Hi Rubics,
I am re-writing and reframing my project question for the Collaborative Learning Experiment:
How can I facilitate an educational theater project with the intention of generating experiences, events, and artifacts that may help change school district policy?How can I prepare for, implement, evaluate, and document an interview-based educational theater project so that experiences, events, and artifacts from the project may inspire the school district to consider new policy that can grow the inclusion of the arts in its academic classrooms and increase the arts-based instructional capacity of its teachers?
The changes are small but significant: I am shifting my focus away from a goal (to change policy)--which is an expectation for someone else--and toward an intention (to strive to create the conditions for potential change)--which is a resolution for myself.
As you know, I’ve been feeling frustrated in recent weeks with delayed communications from the administrator at the school district where my residency begins in one week. In my last packet response, Bonnie, my advisor, challenged me with this question:
How might you reframe the project to be something that operates simply on shared terms and within the acknowledged reality of too little time? Are your expectations realistic given what you’ll have to work with? In short term projects, I think parachuting can be best avoided when you enter with humility and in a spirit of learning (as you are describing) and without an assumption that you’ll have some large impact. Perhaps that implies an improvisatory method, more so than something preplanned.
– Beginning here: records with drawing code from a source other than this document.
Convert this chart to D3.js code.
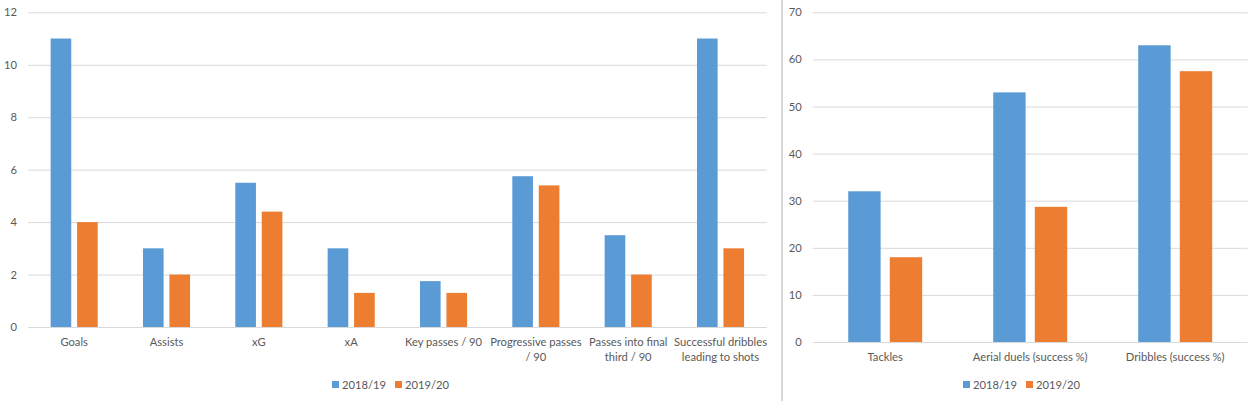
<!DOCTYPE html>
<html>
<head>
<meta charset="utf-8">
<script src="https://cdn.jsdelivr.net/npm/d3@7"></script>
<style>
  html, body { margin: 0; padding: 0; background: #fff; }
  svg text { font-family: Lato, "Open Sans", sans-serif; fill: #595959; }
</style>
</head>
<body>
<div id="chart"></div>
<script>
// data
const seasons = ["2018/19", "2019/20"];
const colours = ["#5B9BD5", "#ED7D31"];

const attackCategories = ["Goals", "Assists", "xG", "xA", "Key passes / 90",
  "Progressive passes / 90", "Passes into final third / 90", "Successful dribbles leading to shots"];
const attack1819 = [11, 3, 5.5, 3, 1.75, 5.75, 3.5, 11];
const attack1920 = [4, 2, 4.4, 1.3, 1.3, 5.4, 2, 3];
const attackTicks = [0, 2, 4, 6, 8, 10, 12];

const defenceCategories = ["Tackles", "Aerial duels (success %)", "Dribbles (success %)"];
const defence1819 = [32, 53, 63];
const defence1920 = [18, 28.7, 57.5];
const defenceTicks = [0, 10, 20, 30, 40, 50, 60, 70];

const W = 1260, H = 401;
const fontSize = "11.2px";
const svg = d3.select("#chart").append("svg")
  .attr("width", W)
  .attr("height", H);

svg.append("rect").attr("width", W).attr("height", H).attr("fill", "#fff");

// divider between the two chart frames
svg.append("rect")
  .attr("x", 781).attr("y", 0)
  .attr("width", 2).attr("height", H)
  .attr("fill", "#d9d9d9");

function wrap(text, width) {
  text.each(function() {
    const t = d3.select(this);
    const words = t.text().split(/\s+/);
    const y = +t.attr("y");
    t.text(null);
    let line = [];
    let lineNo = 0;
    let tspan = t.append("tspan").attr("x", 0).attr("y", y).attr("dy", "0.71em");
    words.forEach(w => {
      line.push(w);
      tspan.text(line.join(" "));
      if (tspan.node().getComputedTextLength() > width && line.length > 1) {
        line.pop();
        tspan.text(line.join(" "));
        line = [w];
        lineNo++;
        tspan = t.append("tspan").attr("x", 0).attr("y", y + lineNo * 15)
          .attr("dy", "0.71em").text(w);
      }
    });
  });
}

let barChart = (opts) => {
  const { categories, series, ticks, left, right, top, bottom, frameLeft, frameRight } = opts;
  const width = right - left, height = bottom - top;

  const g = svg.append("g").attr("transform", "translate(" + left + "," + top + ")");

  const x0 = d3.scaleBand().domain(categories).range([0, width]).padding(0);
  const bw = x0.bandwidth();
  const margin = bw * 0.245;
  const x1 = d3.scaleBand().domain(d3.range(series.length))
    .range([margin, bw - margin]).paddingInner(0.22).paddingOuter(0);

  const y = d3.scaleLinear().domain([0, d3.max(ticks)]).range([height, 0]);

  // y axis + gridlines
  const yAxis = g.append("g")
    .call(d3.axisLeft(y).tickValues(ticks).tickSize(-width).tickPadding(11).tickFormat(d => d));
  yAxis.select(".domain").remove();
  yAxis.selectAll(".tick line").attr("stroke", "#d9d9d9").attr("stroke-width", 1);
  yAxis.selectAll(".tick text").attr("font-size", fontSize).attr("fill", "#595959");

  // bars
  const groups = g.selectAll("g.cat")
    .data(categories)
    .enter().append("g")
    .attr("class", "cat")
    .attr("transform", d => "translate(" + x0(d) + ",0)");

  groups.selectAll("rect")
    .data((d, i) => series.map((s, k) => ({ k: k, v: s[i] })))
    .enter().append("rect")
    .attr("x", d => x1(d.k))
    .attr("y", d => y(d.v))
    .attr("width", x1.bandwidth())
    .attr("height", d => height - y(d.v))
    .attr("fill", d => colours[d.k]);

  // x axis
  const xAxis = g.append("g")
    .attr("transform", "translate(0," + height + ")")
    .call(d3.axisBottom(x0).tickSize(0).tickPadding(11));
  xAxis.select(".domain").remove();
  xAxis.selectAll(".tick text")
    .attr("font-size", fontSize)
    .attr("fill", "#595959")
    .call(wrap, bw + 4);

  // legend
  const legend = svg.append("g");
  let cx = 0;
  seasons.forEach((s, k) => {
    const item = legend.append("g").attr("transform", "translate(" + cx + ",0)");
    item.append("rect").attr("x", 0).attr("y", -6).attr("width", 7).attr("height", 7)
      .attr("fill", colours[k]);
    const t = item.append("text").attr("x", 10).attr("y", 1).attr("dy", "0.1em")
      .attr("font-size", fontSize).text(s);
    cx += 63;
    if (k === seasons.length - 1) cx += -63 + 10 + t.node().getComputedTextLength();
  });
  const mid = (frameLeft + frameRight) / 2;
  legend.attr("transform", "translate(" + (mid - cx / 2) + "," + 387 + ")");
};

barChart({
  categories: attackCategories,
  series: [attack1819, attack1920],
  ticks: attackTicks,
  left: 28, right: 766.7, top: 12.3, bottom: 327,
  frameLeft: 0, frameRight: 781
});

barChart({
  categories: defenceCategories,
  series: [defence1819, defence1920],
  ticks: defenceTicks,
  left: 812.7, right: 1247.7, top: 12.3, bottom: 342,
  frameLeft: 783, frameRight: 1260
});
</script>
</body>
</html>
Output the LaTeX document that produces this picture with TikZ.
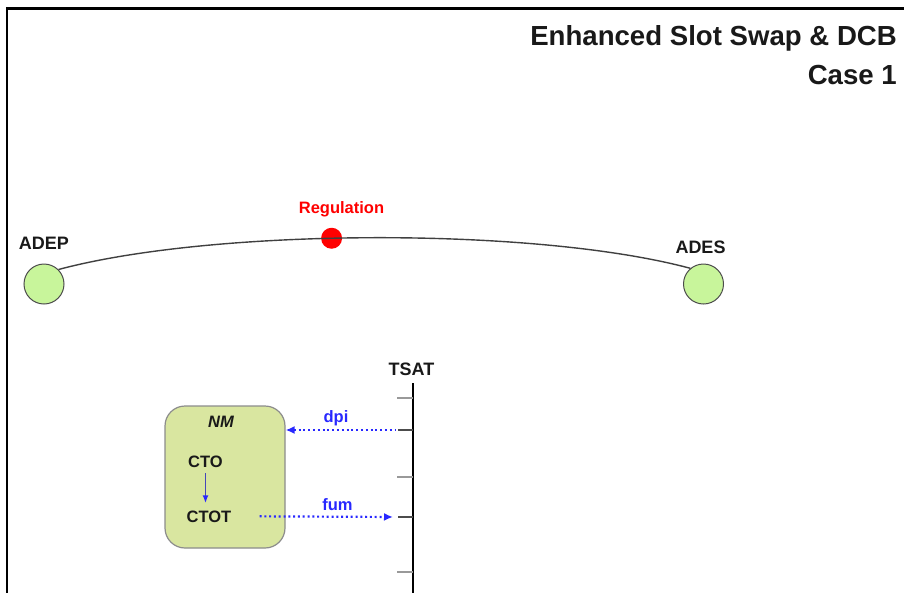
\documentclass[tikz,border=0pt]{standalone}
\usepackage{fontspec}
\setmainfont{Liberation Sans}
\usepackage{xcolor}
\usepackage{tikz}
\usetikzlibrary{arrows.meta, positioning, calc}
\definecolor{airportgreen}{RGB}{200, 245, 155}
\definecolor{nmfill}{RGB}{217, 230, 160}
\definecolor{msgblue}{RGB}{40, 40, 255}
\definecolor{regred}{RGB}{255, 0, 0}

\begin{document}
\begin{tikzpicture}[x=1pt, y=1pt,
    titletext/.style={font=\bfseries\fontsize{27.6}{32}\selectfont, text=black!90, inner sep=0pt},
    biglbl/.style={font=\bfseries\fontsize{18}{21}\selectfont, text=black!90, inner sep=0pt},
    smalllbl/.style={font=\bfseries\fontsize{16.5}{19}\selectfont, text=black!90, inner sep=0pt},
    airport/.style={circle, draw=black!70, fill=airportgreen, line width=1pt, minimum size=40pt, inner sep=0pt},
    regdot/.style={circle, fill=regred, minimum size=21pt, inner sep=0pt},
    nmbox/.style={draw=black!45, fill=nmfill, line width=1.2pt, rounded corners=20pt,
                  minimum width=120pt, minimum height=142pt},
    minortick/.style={black!40, line width=2.4pt},
    majortick/.style={black!70, line width=1.4pt},
    msg/.style={msgblue, line width=2.2pt, dash pattern=on 2pt off 2.8pt},
    ctoarrow/.style={blue!45!gray, line width=1.6pt, -{Latex[length=8pt, width=6pt, color=msgblue]}}
]
\useasboundingbox (0,0) rectangle (904,-592);

% Frame
\draw[line width=2.6pt] (7,-600) -- (7,-8.7) -- (910,-8.7);

% Title
\node[titletext, anchor=base east] (title) at (897,-45) {Enhanced Slot Swap \& DCB};
\node[titletext, anchor=base east] (case) at (897,-84) {Case 1};

% Airports
\node[airport] (adep) at (44,-284) {};
\node[airport] (ades) at (703.5,-284) {};
\node[biglbl, anchor=base] (adeplbl) at (44,-249) {ADEP};
\node[biglbl, anchor=base] (adeslbl) at (700.5,-253) {ADES};

% Trajectory with regulation point
\path (adep.45) to[out=15, in=165, looseness=0.65] coordinate[pos=0.44] (regpt) (ades.130);
\node[regdot] (reg) at (regpt) {};
\draw[black!75, line width=1.4pt] (adep.45) to[out=15, in=165, looseness=0.65] (ades.130);
\node[smalllbl, text=regred, anchor=base] (reglbl) at (341.5,-213) {Regulation};

% TSAT axis
\coordinate (tsattop) at (413,-383);
\coordinate (tsatbot) at (413,-600);
\draw[line width=2.8pt] (tsattop) -- (tsatbot);
\node[biglbl, anchor=base] (tsat) at (411.5,-375) {TSAT};
\foreach \y in {398, 477, 572}
  \draw[minortick] (397,-\y) -- (413,-\y);
\coordinate (dpitick) at (398,-430);
\coordinate (fumtick) at (398,-517);
\draw[majortick] (dpitick) -- ++(15,0);
\draw[majortick] (fumtick) -- ++(15,0);

% NM box
\node[nmbox] (nm) at (225,-477) {};
\node[smalllbl, font=\bfseries\itshape\fontsize{16.5}{19}\selectfont, anchor=base] (nmlbl) at (221,-427) {NM};
\node[smalllbl, anchor=base] (cto) at (205.5,-467) {CTO};
\node[smalllbl, anchor=base] (ctot) at (209,-522) {CTOT};
\draw[ctoarrow, shorten <=6pt, shorten >=7pt] (cto.south) -- (cto.south |- ctot.north);

% Messages
\draw[msg, {Latex[length=9pt, width=8pt]}-, shorten >=3pt] (nm.east |- dpitick) -- (dpitick);
\node[smalllbl, text=msgblue, anchor=base] (dpilbl) at (336,-422) {dpi};
\draw[msg, -{Latex[length=9pt, width=8pt]}, shorten >=5pt] ([xshift=28pt]ctot.east) -- (fumtick);
\node[smalllbl, text=msgblue, anchor=base] (fumlbl) at (337.5,-510) {fum};

\end{tikzpicture}
\end{document}
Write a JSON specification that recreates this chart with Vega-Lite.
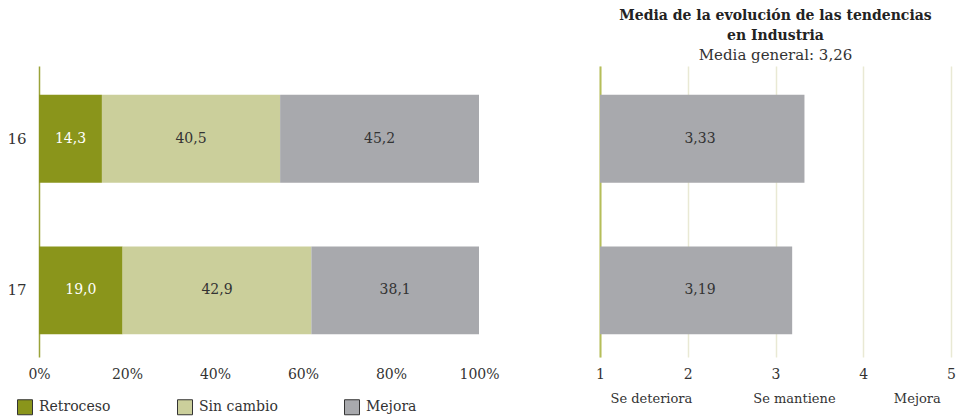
{
  "$schema": "https://vega.github.io/schema/vega-lite/v6.json",
  "padding": {"left": 6, "top": 9, "right": 8, "bottom": 0},
  "background": "white",
  "config": {
    "locale": {"number": {"decimal": ",", "thousands": ".", "grouping": [3], "currency": ["", " €"]}},
    "font": "DejaVu Serif",
    "view": {"stroke": null},
    "text": {"font": "DejaVu Serif"},
    "axis": {"labelFont": "DejaVu Serif", "labelFontSize": 14, "labelColor": "#333333", "titleFont": "DejaVu Serif"},
    "legend": {"labelFont": "DejaVu Serif", "labelFontSize": 14, "labelColor": "#333333"},
    "title": {"font": "DejaVu Serif", "subtitleFont": "DejaVu Serif"}
  },
  "datasets": {
    "reparto": [
      {"ano": "16", "cat": "Retroceso", "orden": 1, "v": 14.3},
      {"ano": "16", "cat": "Sin cambio", "orden": 2, "v": 40.5},
      {"ano": "16", "cat": "Mejora", "orden": 3, "v": 45.2},
      {"ano": "17", "cat": "Retroceso", "orden": 1, "v": 19.0},
      {"ano": "17", "cat": "Sin cambio", "orden": 2, "v": 42.9},
      {"ano": "17", "cat": "Mejora", "orden": 3, "v": 38.1}
    ],
    "media": [
      {"ano": "16", "media": 3.33},
      {"ano": "17", "media": 3.19}
    ],
    "escala": [
      {"etiqueta": "Se deteriora", "pos": 1.58},
      {"etiqueta": "Se mantiene", "pos": 3.21},
      {"etiqueta": "Mejora", "pos": 4.61}
    ]
  },
  "bounds": "flush",
  "spacing": 121,
  "hconcat": [
    {
      "width": 440,
      "height": 291,
      "data": {"name": "reparto"},
      "encoding": {
        "y": {
          "field": "ano", "type": "nominal", "title": null,
          "scale": {"paddingInner": 0.42, "paddingOuter": 0.17, "align": 0.56},
          "axis": {"ticks": false, "domainColor": "#9aa33a", "domainWidth": 1.5, "labelPadding": 13, "labelFontSize": 15}
        }
      },
      "layer": [
        {
          "mark": {"type": "bar"},
          "encoding": {
            "x": {
              "field": "v", "type": "quantitative", "stack": "zero", "title": null,
              "scale": {"domain": [0, 100]},
              "axis": {"values": [0, 20, 40, 60, 80, 100], "labelExpr": "datum.value + '%'", "grid": false, "domain": false, "ticks": false, "labelPadding": 10, "labelFlush": false}
            },
            "color": {
              "field": "cat", "type": "nominal", "title": null,
              "scale": {"domain": ["Retroceso", "Sin cambio", "Mejora"], "range": ["#8a951b", "#cbcf9b", "#a8a9ad"]},
              "legend": {
                "orient": "none", "legendX": -22, "legendY": 333, "direction": "horizontal",
                "symbolType": "square", "symbolSize": 225, "symbolStrokeColor": "#333333", "symbolStrokeWidth": 1,
                "columnPadding": 64, "labelOffset": 6, "padding": 0,
                "encode": {"symbols": {"update": {
                  "fill": {"signal": "datum.value === 'Mejora' ? '#d3d4d6' : datum.value === 'Retroceso' ? '#8a951b' : '#cbcf9b'"},
                  "stroke": {"value": "#333333"},
                  "strokeWidth": {"value": 1},
                  "opacity": {"value": 1}
                }}}
              }
            },
            "order": {"field": "orden", "type": "quantitative"}
          }
        },
        {
          "mark": {"type": "text", "fontSize": 14, "align": "center", "baseline": "middle"},
          "encoding": {
            "x": {"field": "v", "type": "quantitative", "stack": "zero", "bandPosition": 0.5},
            "detail": {"field": "cat"},
            "order": {"field": "orden", "type": "quantitative"},
            "text": {"field": "v", "type": "quantitative", "format": ".1f"},
            "color": {"condition": {"test": "datum.cat === 'Retroceso'", "value": "white"}, "value": "#333333"}
          }
        }
      ]
    },
    {
      "width": 351,
      "height": 291,
      "title": {
        "text": ["Media de la evolución de las tendencias", "en Industria"],
        "subtitle": "Media general: 3,26",
        "fontSize": 14, "fontWeight": "bold", "color": "#222222", "lineHeight": 20,
        "subtitleFontSize": 15, "subtitleColor": "#333333", "subtitlePadding": 5,
        "anchor": "middle", "offset": 3
      },
      "resolve": {"scale": {"x": "independent"}},
      "layer": [
        {
          "data": {"name": "media"},
          "layer": [
            {
              "mark": {"type": "bar", "color": "#a8a9ad"},
              "encoding": {
                "y": {
                  "field": "ano", "type": "nominal", "title": null,
                  "scale": {"paddingInner": 0.42, "paddingOuter": 0.17, "align": 0.56},
                  "axis": {"labels": false, "ticks": false, "domainColor": "#b5be5a", "domainWidth": 2}
                },
                "x": {
                  "field": "media", "type": "quantitative", "title": null,
                  "scale": {"domain": [1, 5], "zero": false},
                  "axis": {"values": [1, 2, 3, 4, 5], "format": "d", "grid": true, "gridColor": "#e9e9d4", "gridWidth": 1.5, "domain": false, "ticks": false, "labelPadding": 10, "labelFlush": false}
                },
                "x2": {"datum": 1}
              }
            },
            {
              "mark": {"type": "text", "fontSize": 14, "color": "#333333", "align": "center", "baseline": "middle"},
              "encoding": {
                "y": {"field": "ano", "type": "nominal"},
                "x": {"datum": 2.14, "type": "quantitative"},
                "text": {"field": "media", "type": "quantitative", "format": ".2f"}
              }
            }
          ]
        },
        {
          "data": {"name": "escala"},
          "mark": {"type": "text", "opacity": 0},
          "encoding": {
            "x": {
              "field": "pos", "type": "quantitative", "title": null,
              "scale": {"domain": [1, 5], "zero": false},
              "axis": {"orient": "bottom", "values": [1.58, 3.21, 4.61], "labelExpr": "datum.value < 2 ? 'Se deteriora' : datum.value < 4 ? 'Se mantiene' : 'Mejora'", "grid": false, "domain": false, "ticks": false, "offset": 33, "labelFontSize": 13, "labelFlush": false}
            },
            "text": {"field": "etiqueta"}
          }
        }
      ]
    }
  ]
}
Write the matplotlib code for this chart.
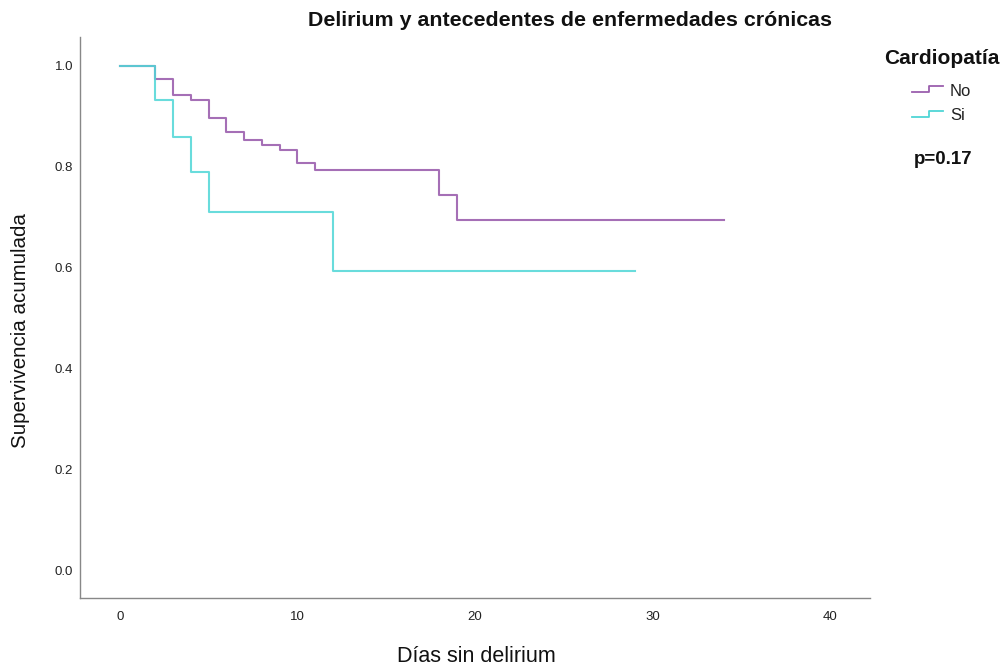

She also quoted one of my own statements from my packet cover letter: I said that in my frustrated correspondence with the district, I was
recognizing my tendency to want action on my own terms.
I was struck by reading my own words, repeated back to me in her response. Someone who ‘wants action on his own terms’ doesn’t sound like a person I’d be particularly interested in collaborating with. That statement is even more surprising given some of the other work I’ve been doing this semester--analyzing and critiquing different models of collaboration in professional theatre production. I’ve been criticizing the lack of collaboration in a production I was recently involved in, and I’ve been working to articulate my own values for co-creating. But confronted with my own language about this educational project, I realized suddenly that I might be losing sight of some of my own values because I’ve become focused on achieving my ambitious goal of making change. Bonnie called my attention to this troublesome development.
I considered some of the words she used to describe my approach to this project (some of which I was using, too), like “expectations” and “impact”--in a word, “goals.” Phillip Moffitt writes (in an article Bonnie gave to us at residency): “With goals, the future is always the focus: Are you going to reach your goal? Will you be happy when you do? What’s next?” (Moffitt 2003) The original question I articulated for the CRSD project is not only outcome- and future-oriented, it’s also contingent on the engagement of other people whom I don’t know very well and with whom I don’t have a long history.
I’m reframing this question to focus on “setting intentions...not oriented to a future outcome”: “You set your intentions based on understanding what matters most to you and make a commitment to align your worldly actions with your inner values” (Moffitt 2003).
The Beginner’s Guide to Community-Based Arts (Knight & Schwarzman 2005) has been helpful as I’m preparing for the residency, too. In its chapter titled “Contact,” about initiating project plans with a community, it suggests some strong reflective questions:
What assumptions might you have about a community and its people?
What common goals do you and the community share?And one suggestion:
Be as honest and as open with yourself as you are asking others to be.
I hope that the teachers I’m teaming with at Kenny Lake School will give me a chance to share my ideas and will listen openly and with optimism. I need to give them the same opportunity if this is to be a true collaborative process.
Coincidentally--or not?--as I first started the reframing of my question, I heard back from Tammy at the school district office. Communication is now off and running with Kenny Lake School teachers and staff. I’m one week from my first day at the school, and I feel that we’re in a good place in terms of the timing of our planning. This weekend, I sent them a proposed content focus for the residency; now, I’ll wait to hear their ideas for other possible directions we might go. We’ve also scheduled a planning meeting when I first arrive in Kenny Lake. I’m eager to go to the school and, as best I can, to keep my focus on the discoveries, detours, and surprises that will inevitably come our way.